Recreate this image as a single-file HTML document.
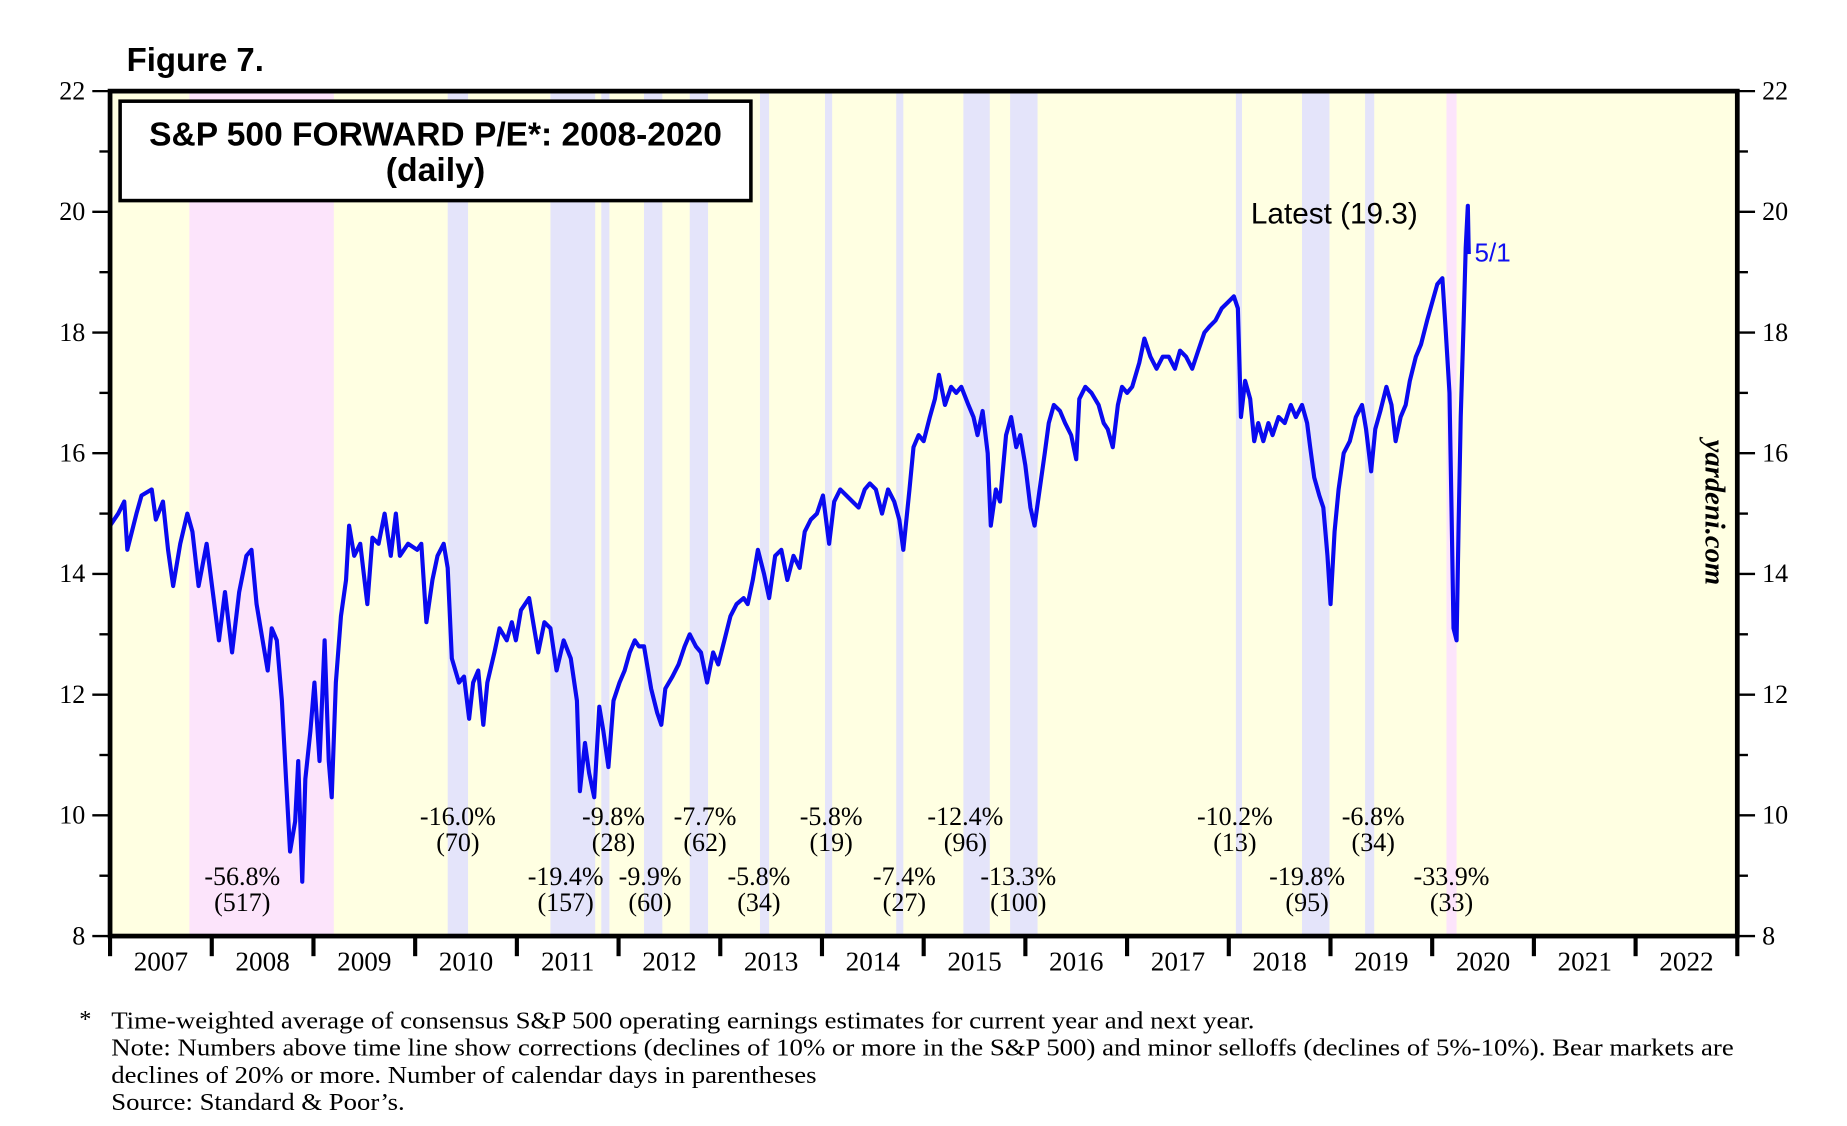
<!DOCTYPE html>
<html><head><meta charset="utf-8"><style>
html,body{margin:0;padding:0;background:#fff;}
svg{display:block;}
</style></head><body>
<svg id="chart" width="1847" height="1126" viewBox="0 0 1560.7 951.5" preserveAspectRatio="none" xmlns="http://www.w3.org/2000/svg" font-family="'Liberation Serif', serif">
<text x="107" y="60" font-family="'Liberation Sans', sans-serif" font-weight="bold" font-size="28" textLength="116" lengthAdjust="spacingAndGlyphs">Figure 7.</text>
<g id="plot"></g>
</svg>
<script>
// years since 2007 (x positions in time)
const dates = [0,.08,.14,.17,.26,.31,.41,.45,.52,.57,.62,.69,.76,.81,.87,.95,1.01,1.07,1.13,1.20,1.27,1.34,1.39,1.44,1.50,1.55,1.59,1.64,1.69,1.73,1.77,1.82,1.85,1.89,1.92,1.97,2.01,2.06,2.11,2.15,2.18,2.22,2.27,2.32,2.35,2.40,2.46,2.53,2.58,2.64,2.70,2.76,2.81,2.85,2.93,3.02,3.06,3.11,3.17,3.22,3.28,3.32,3.36,3.43,3.48,3.53,3.57,3.62,3.67,3.71,3.78,3.83,3.90,3.95,3.99,4.04,4.12,4.16,4.21,4.27,4.33,4.39,4.46,4.53,4.59,4.62,4.67,4.71,4.76,4.81,4.85,4.90,4.95,5.01,5.06,5.11,5.16,5.20,5.25,5.32,5.38,5.42,5.46,5.53,5.59,5.65,5.70,5.76,5.81,5.87,5.93,5.98,6.04,6.10,6.16,6.23,6.27,6.32,6.37,6.43,6.48,6.54,6.60,6.66,6.72,6.78,6.83,6.89,6.95,7.01,7.07,7.12,7.18,7.24,7.30,7.36,7.42,7.47,7.53,7.59,7.65,7.71,7.76,7.80,7.86,7.90,7.95,8.00,8.06,8.11,8.15,8.21,8.27,8.32,8.37,8.44,8.49,8.53,8.58,8.63,8.66,8.71,8.75,8.81,8.86,8.91,8.95,9.00,9.05,9.09,9.14,9.19,9.23,9.28,9.34,9.39,9.45,9.50,9.53,9.59,9.65,9.72,9.77,9.81,9.86,9.91,9.95,10.00,10.05,10.12,10.17,10.23,10.29,10.35,10.41,10.47,10.52,10.58,10.64,10.70,10.76,10.81,10.87,10.93,10.99,11.05,11.09,11.12,11.16,11.21,11.25,11.29,11.34,11.39,11.43,11.49,11.55,11.61,11.66,11.72,11.77,11.80,11.84,11.89,11.93,11.97,12.00,12.04,12.08,12.13,12.19,12.25,12.31,12.35,12.40,12.44,12.49,12.55,12.60,12.64,12.69,12.74,12.78,12.84,12.89,12.95,13.00,13.05,13.10,13.13,13.17,13.19,13.21,13.24,13.26,13.28,13.31,13.33,13.35,13.36];
const peValues = [14.8,15.0,15.2,14.4,15.0,15.3,15.4,14.9,15.2,14.4,13.8,14.5,15.0,14.7,13.8,14.5,13.7,12.9,13.7,12.7,13.7,14.3,14.4,13.5,12.9,12.4,13.1,12.9,11.9,10.6,9.4,9.9,10.9,8.9,10.6,11.4,12.2,10.9,12.9,10.9,10.3,12.2,13.3,13.9,14.8,14.3,14.5,13.5,14.6,14.5,15.0,14.3,15.0,14.3,14.5,14.4,14.5,13.2,13.9,14.3,14.5,14.1,12.6,12.2,12.3,11.6,12.2,12.4,11.5,12.2,12.7,13.1,12.9,13.2,12.9,13.4,13.6,13.2,12.7,13.2,13.1,12.4,12.9,12.6,11.9,10.4,11.2,10.7,10.3,11.8,11.4,10.8,11.9,12.2,12.4,12.7,12.9,12.8,12.8,12.1,11.7,11.5,12.1,12.3,12.5,12.8,13.0,12.8,12.7,12.2,12.7,12.5,12.9,13.3,13.5,13.6,13.5,13.9,14.4,14.0,13.6,14.3,14.4,13.9,14.3,14.1,14.7,14.9,15.0,15.3,14.5,15.2,15.4,15.3,15.2,15.1,15.4,15.5,15.4,15.0,15.4,15.2,14.9,14.4,15.4,16.1,16.3,16.2,16.6,16.9,17.3,16.8,17.1,17.0,17.1,16.8,16.6,16.3,16.7,16.0,14.8,15.4,15.2,16.3,16.6,16.1,16.3,15.8,15.1,14.8,15.4,16.0,16.5,16.8,16.7,16.5,16.3,15.9,16.9,17.1,17.0,16.8,16.5,16.4,16.1,16.8,17.1,17.0,17.1,17.5,17.9,17.6,17.4,17.6,17.6,17.4,17.7,17.6,17.4,17.7,18.0,18.1,18.2,18.4,18.5,18.6,18.4,16.6,17.2,16.9,16.2,16.5,16.2,16.5,16.3,16.6,16.5,16.8,16.6,16.8,16.5,16.1,15.6,15.3,15.1,14.3,13.5,14.7,15.4,16.0,16.2,16.6,16.8,16.4,15.7,16.4,16.7,17.1,16.8,16.2,16.6,16.8,17.2,17.6,17.8,18.2,18.5,18.8,18.9,18.1,17.0,15.1,13.1,12.9,14.8,16.6,18.2,19.4,20.1,19.3];
const yTicks = [8,10,12,14,16,18,20,22];
const yearLabels = ["2007","2008","2009","2010","2011","2012","2013","2014","2015","2016","2017","2018","2019","2020","2021","2022"];
const bandStarts = [0.78,3.32,4.33,4.83,5.25,5.70,6.39,7.03,7.73,8.39,8.85,11.07,11.72,12.34,13.14];
const bandEnds   = [2.20,3.52,4.77,4.91,5.43,5.88,6.48,7.10,7.80,8.65,9.12,11.13,11.99,12.43,13.24];
const bandKinds  = ["bear","corr","corr","corr","corr","corr","corr","corr","corr","corr","corr","corr","corr","corr","bear"];
const corrPct  = ["-56.8%","-16.0%","-19.4%","-9.8%","-9.9%","-7.7%","-5.8%","-5.8%","-7.4%","-12.4%","-13.3%","-10.2%","-19.8%","-6.8%","-33.9%"];
const corrDays = ["(517)","(70)","(157)","(28)","(60)","(62)","(34)","(19)","(27)","(96)","(100)","(13)","(95)","(34)","(33)"];
const corrAt   = [1.30,3.42,4.48,4.95,5.31,5.85,6.38,7.09,7.81,8.41,8.93,11.06,11.77,12.42,13.19];
const corrRow  = [1,0,1,0,1,0,1,0,1,0,1,0,1,0,1];

const NS="http://www.w3.org/2000/svg";
const g=document.getElementById('plot');
const L=93,R=1468,T=77,B=791;
const xs=d=>L+(R-L)*d/16;
const ys=v=>B-(B-T)*(v-8)/14;
function mk(tag,attrs,parent){const e=document.createElementNS(NS,tag);for(const k in attrs)e.setAttribute(k,attrs[k]);(parent||g).appendChild(e);return e;}

let e=mk('rect',{x:L,y:T,width:R-L,height:B-T,fill:'#ffffe2'});


bandStarts.forEach((s,i)=>{
  const r=mk('rect',{x:xs(s),y:T,width:xs(bandEnds[i])-xs(s),height:B-T,fill:bandKinds[i]==='bear'?'#fce4fb':'#e4e4fa'});
  
  
});
corrPct.forEach((p,i)=>{
  const y0=corrRow[i]?748:697;
  const t1=mk('text',{x:xs(corrAt[i]),y:y0,'text-anchor':'middle','font-size':22});
  t1.textContent=p;
  
  
  const t2=mk('text',{x:xs(corrAt[i]),y:y0+22,'text-anchor':'middle','font-size':22});
  t2.textContent=corrDays[i];
  
  
});
let d='';dates.forEach((t,i)=>{d+=(i?'L':'M')+xs(t).toFixed(1)+' '+ys(peValues[i]).toFixed(1);});
e=mk('path',{d:d,fill:'none',stroke:'#0a0af0','stroke-width':3.5,'stroke-linejoin':'round'});


e=mk('rect',{x:L,y:T,width:R-L,height:B-T,fill:'none',stroke:'#000','stroke-width':4});


for(let v=8;v<=22;v++){
  const major=v%2===0,len=major?15:9;
  mk('line',{x1:L-len,x2:L,y1:ys(v),y2:ys(v),stroke:'#000','stroke-width':2});
  mk('line',{x1:R,x2:R+len,y1:ys(v),y2:ys(v),stroke:'#000','stroke-width':2});
}
yTicks.forEach(v=>{
  const a=mk('text',{x:72,y:ys(v)+7,'text-anchor':'end','font-size':22});a.textContent=v;
  
  
  const b=mk('text',{x:1489,y:ys(v)+7,'font-size':22});b.textContent=v;
  
  
});
for(let i=0;i<=16;i++){mk('line',{x1:xs(i),x2:xs(i),y1:B,y2:B+17,stroke:'#000','stroke-width':3.5});}
yearLabels.forEach((y,i)=>{
  const t=mk('text',{x:xs(i+0.5),y:820,'text-anchor':'middle','font-size':23});t.textContent=y;
  
  
});
</script>
<svg style="position:absolute;left:0;top:0" width="1847" height="1126" viewBox="0 0 1560.7 951.5" preserveAspectRatio="none" xmlns="http://www.w3.org/2000/svg" font-family="'Liberation Serif', serif">
<g>
<rect x="101.5" y="85.5" width="533" height="84" fill="#fff" stroke="#000" stroke-width="3"/>
<text x="368" y="123" text-anchor="middle" font-family="'Liberation Sans', sans-serif" font-weight="bold" font-size="28.5" textLength="484" lengthAdjust="spacingAndGlyphs">S&amp;P 500 FORWARD P/E*: 2008-2020</text>
<text x="368" y="153" text-anchor="middle" font-family="'Liberation Sans', sans-serif" font-weight="bold" font-size="28.5" textLength="84" lengthAdjust="spacingAndGlyphs">(daily)</text>
</g>
<text x="1057" y="189" font-family="'Liberation Sans', sans-serif" font-size="25" textLength="141" lengthAdjust="spacingAndGlyphs">Latest (19.3)</text>
<text x="1246" y="221" fill="#1010f0" font-family="'Liberation Sans', sans-serif" font-size="22">5/1</text>
<text transform="translate(1441,433) rotate(90)" text-anchor="middle" font-weight="bold" font-style="italic" font-size="24" textLength="123" lengthAdjust="spacingAndGlyphs">yardeni.com</text>
<g font-size="20.5">
<text x="67" y="868">*</text>
<text x="94" y="869" textLength="966" lengthAdjust="spacingAndGlyphs">Time-weighted average of consensus S&amp;P 500 operating earnings estimates for current year and next year.</text>
<text x="94" y="892" textLength="1371" lengthAdjust="spacingAndGlyphs">Note: Numbers above time line show corrections (declines of 10% or more in the S&amp;P 500) and minor selloffs (declines of 5%-10%). Bear markets are</text>
<text x="94" y="915" textLength="596" lengthAdjust="spacingAndGlyphs">declines of 20% or more. Number of calendar days in parentheses</text>
<text x="94" y="938" textLength="248" lengthAdjust="spacingAndGlyphs">Source: Standard &amp; Poor’s.</text>
</g>
</svg>
</body></html>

__________

▶ [The task]
Copy each line above containing the string "document".

▶ [Correct result]
Recreate this image as a single-file HTML document.
const g=document.getElementById('plot');
function mk(tag,attrs,parent){const e=document.createElementNS(NS,tag);for(const k in attrs)e.setAttribute(k,attrs[k]);(parent||g).appendChild(e);return e;}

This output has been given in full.